Mattias Skjelmose, dans le pas des puncheurs ?

Le danois de la Lidl-Trek ne sera très probablement jamais aligné sur les classiques flandriennes, tant qu’il sera de la crémerie américaine. Rien de bien incohérent quand l’équipe doit composer déjà avec plusieurs têtes fortes comme Mads Pedersen, Jasper Stuyven et Jonathan Milan. Sans compter les talents de demain, que l’équipe forme dans sa dévo, à l’image de Tim Torn Teutenberg. Une affirmation qui est tout autre lorsque l’on se tourne vers des profils plus favorables aux puncheurs-grimpeurs. Des terrains de jeu que les classiques ardennaises offrent à ces derniers. Rien de bien étonnant donc à ce que le danois se soit déjà illustré, l’an passé, sur celles-ci. Gardien de Top 10 sur l’Amstel Gold Race et Liège-Bastogne-Liège, le champion nordique n’aura été battu que par Tadej Pogacar au Mur de Huy.
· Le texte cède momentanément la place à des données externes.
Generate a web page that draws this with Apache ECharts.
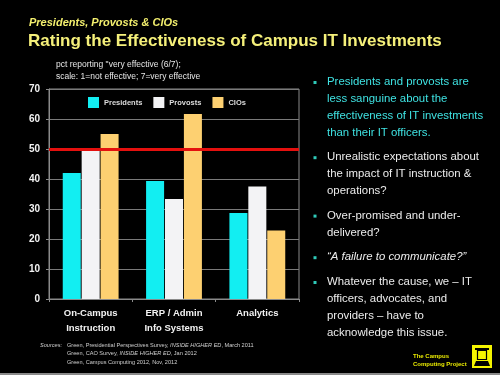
<!DOCTYPE html>
<html>
<head>
<meta charset="utf-8">
<script src="https://cdn.jsdelivr.net/npm/echarts@6/dist/echarts.min.js"></script>
<style>
  html, body { margin: 0; padding: 0; background: #000; }
  #main { width: 500px; height: 375px; }
</style>
</head>
<body>
<div id="main"></div>
<script>
// 数据
var categories = ["On-Campus\nInstruction", "ERP / Admin\nInfo Systems", "Analytics"];
var presidents = [42, 39.3, 28.7];
var provosts = [49.6, 33.3, 37.5];
var cios = [55, 61.7, 22.8];
var benchmark = 50;
var yTicks = [0, 10, 20, 30, 40, 50, 60, 70];

var bullets = [
  { lines: ["Presidents and provosts are", "less sanguine about the", "effectiveness of IT investments", "than their IT officers."], color: "#3fe3e3" },
  { lines: ["Unrealistic expectations about", "the impact of IT instruction &", "operations?"], color: "#ececec" },
  { lines: ["Over-promised and under-", "delivered?"], color: "#ececec" },
  { lines: ["\u201cA failure to communicate?\u201d"], color: "#ececec", italic: true },
  { lines: ["Whatever the cause, we \u2013 IT", "officers, advocates, and", "providers \u2013 have to", "acknowledge this issue."], color: "#ececec" }
];

var sources = [
  "Green, Presidential Perspectives Survey, {i|INSIDE HIGHER ED}, March 2011",
  "Green, CAO Survey, {i|INSIDE HIGHER ED}, Jan 2012",
  "Green, Campus Computing 2012, Nov, 2012"
];

var myChart = echarts.init(document.getElementById("main"));

var font = "Liberation Sans, Arial, sans-serif";
var graphics = [];

function txt(x, y, text, fill, f, extra) {
  var style = { text: text, fill: fill, font: f, textVerticalAlign: "middle", verticalAlign: "middle" };
  for (var k in extra || {}) style[k] = extra[k];
  return { type: "text", x: x, y: y, style: style };
}

// 标题
graphics.push(txt(29, 23, "Presidents, Provosts & CIOs", "#f3ef6e", "italic bold 11px " + font));
graphics.push(txt(28, 41, "Rating the Effectiveness of Campus IT Investments", "#f5f07a", "bold 17px " + font));
graphics.push(txt(56, 65, "pct reporting \"very effective (6/7);", "#e6e6e6", "8.5px " + font));
graphics.push(txt(56, 77, "scale: 1=not effective; 7=very effective", "#e6e6e6", "8.5px " + font));

// 右侧要点
var by = 82, lh = 16.8;
bullets.forEach(function (b) {
  graphics.push({ type: "rect", shape: { x: 313.5, y: by - 1, width: 3, height: 3 }, style: { fill: "#2fc9b8" } });
  b.lines.forEach(function (t, k) {
    graphics.push(txt(327, by + k * lh, t, b.color, (b.italic ? "italic " : "") + "11.4px " + font));
  });
  by += b.lines.length * lh + 8;
});

// 来源
graphics.push(txt(40, 345, "Sources:", "#cfcfcf", "italic 5.6px " + font));
sources.forEach(function (s, k) {
  graphics.push(txt(67, 345 + k * 8.5, s, "#cfcfcf", "5.6px " + font, {
    rich: { i: { fontStyle: "italic", fontSize: 5.6, fill: "#cfcfcf", color: "#cfcfcf" } }
  }));
});

// logo
graphics.push(txt(413, 356, "The Campus", "#e8e800", "bold 6px " + font));
graphics.push(txt(413, 364, "Computing Project", "#e8e800", "bold 6px " + font));
graphics.push({ type: "rect", shape: { x: 472, y: 345, width: 20, height: 23 }, style: { fill: "#f4f400" } });
graphics.push({ type: "rect", shape: { x: 475, y: 348, width: 14, height: 2 }, style: { fill: "#000" } });
graphics.push({ type: "rect", shape: { x: 477.5, y: 350.5, width: 9, height: 9 }, style: { fill: "none", stroke: "#000", lineWidth: 1.2 } });
graphics.push({ type: "polygon", shape: { points: [[476, 361], [488, 361], [490, 366], [474, 366]] }, style: { fill: "#000" } });

// 底部灰条
graphics.push({ type: "rect", shape: { x: 0, y: 373, width: 500, height: 2 }, style: { fill: "#8a8a8a" } });

var labelColor = "#f2f2f2";

var option = {
  backgroundColor: "#000",
  animation: false,
  textStyle: { fontFamily: font },
  grid: {
    left: 49, right: 201, top: 89, bottom: 76,
    show: true, borderColor: "#8a8a8a", borderWidth: 1, backgroundColor: "transparent"
  },
  legend: {
    left: 88, top: 97, padding: 0,
    itemWidth: 11, itemHeight: 11, itemGap: 11,
    icon: "rect",
    textStyle: { color: "#dcdcdc", fontSize: 7.5, fontWeight: "bold" },
    data: ["Presidents", "Provosts", "CIOs"]
  },
  xAxis: {
    type: "category",
    data: categories,
    axisLine: { lineStyle: { color: "#8a8a8a" } },
    axisTick: { show: true, length: 3, lineStyle: { color: "#8a8a8a" } },
    axisLabel: { color: labelColor, fontSize: 9.5, fontWeight: "bold", lineHeight: 15, margin: 7 }
  },
  yAxis: {
    type: "value",
    min: 0, max: 70, interval: 10,
    axisLine: { show: true, lineStyle: { color: "#8a8a8a" } },
    axisTick: { show: true, length: 3, lineStyle: { color: "#8a8a8a" } },
    splitLine: { lineStyle: { color: "#7a7a7a", width: 1 } },
    axisLabel: {
      color: labelColor, fontSize: 10, fontWeight: "bold", margin: 9,
      formatter: function (v) { return yTicks.indexOf(v) >= 0 ? String(v) : ""; }
    }
  },
  series: [
    {
      name: "Presidents", type: "bar", data: presidents,
      barGap: "5%", barCategoryGap: "33%",
      itemStyle: { color: "#12eef2" },
      markLine: {
        silent: true, symbol: "none", label: { show: false },
        lineStyle: { color: "#e4100e", width: 3, type: "solid" },
        data: [{ yAxis: benchmark }],
        z: 10
      }
    },
    { name: "Provosts", type: "bar", data: provosts, itemStyle: { color: "#f3f3f5" } },
    { name: "CIOs", type: "bar", data: cios, itemStyle: { color: "#fdd071" } }
  ],
  graphic: graphics
};

myChart.setOption(option);
</script>
</body>
</html>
Des résultats qui en appellent forcément de meilleurs.

Que penser des autres ?

Nombre d’autres coureurs de Grands Tours pourraient être nommés. C’est le cas des frères Yates, de Giulio Ciccone, David Gaudu, Romain Bardet, Aleksandr Vlasov, Richard Carapaz, etc. Toujours est-il qu’ils n’ont absolument pas le profil pour bien figurer sur les classiques pavées. Ce sont des profils d’avantage taillés pour les ardennaises ou les classiques italiennes, en dépit d’une génération de fantastiques. Compliqué d’exister face à Tadej Pogacar qui a envie de marquer l’histoire. Là où Mathieu van der Poel devient un homme des grandes courses d’un jour. Les accessits sont bien plus réalistes qu’une victoire incertaine face à ces deux monstres au palmarès monumentale.